We spoke with an elder woman who said that she practically lived at the shrine listening to the kalaam, as this gave her zehni sukoon (mental calm). Night vigils took place daily from sunset to sunrise, and she described how she would often stay awake for a few nights just listening to the surs (verses) and absorbing the kalaam (music).

The faqirs at Shah Abdul Latif Bhittai's shrine in Bhit Shah, reciting the surs from the Shah Jo Risalo (Video by Kayhan Qaiser)

Drums used for the dhamaal at Bhit Shah

Drums used for the dhamaal at Bhit Shah

The following evening we witnessed a dhamaal, a variation on Sufi whirling prevalent in Sindh and Pakistan. At Bhit Shah, the dhamaal takes place every day between 6 and 7 p.m. Anyone can come and dance to the beat of the dhol. Ismail took us to the upstairs area where the dhol player sits and showed us how the dhol is prepared for the dhamaal. The drums used that night were called “zee,” and were made from animal skin. The drum was heated in front of a brick kiln so the skin would tighten, ensuring the sound was crisp.

We sat behind the perch of the dhol player. The sun set and the dhol beats brought the men, women and children into motion. People entered into a square marked off by black tiles and moved side to side motion to the beat of the drum. There were a couple of people in haal, their bodies shaking, theirs kurtas wet with sweat. A toddler started dancing beside his mother, kept falling over, but would get back up and start moving again.

Witnessing a dhamaal at the shrine of Shah Abdul Latif Bhittai in Bhit Shah, Sindh (Video by Kayhan Qaiser)
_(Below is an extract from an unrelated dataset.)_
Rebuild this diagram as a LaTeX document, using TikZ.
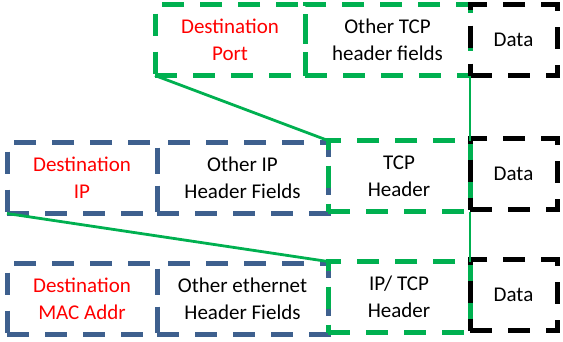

Our visit to Bhit Shah showed us why folk stories continue to resonate centuries after they start circulating. The stories have an emotional, social, and psychological significance and pull for people such as the old woman we spoke to at the shrine. Even if the details of the stories became blurred, their emotional impact was still strong. We read the stories of Bhittai’s Seven Queens before going to Bhit Shah, but after talking to Ismail, talking to the old woman, and seeing the stories shared across communities, we grasped how important these stories are. Folklore lives through music, through dance, through the people who want to keep the figures in the story and their journeys alive.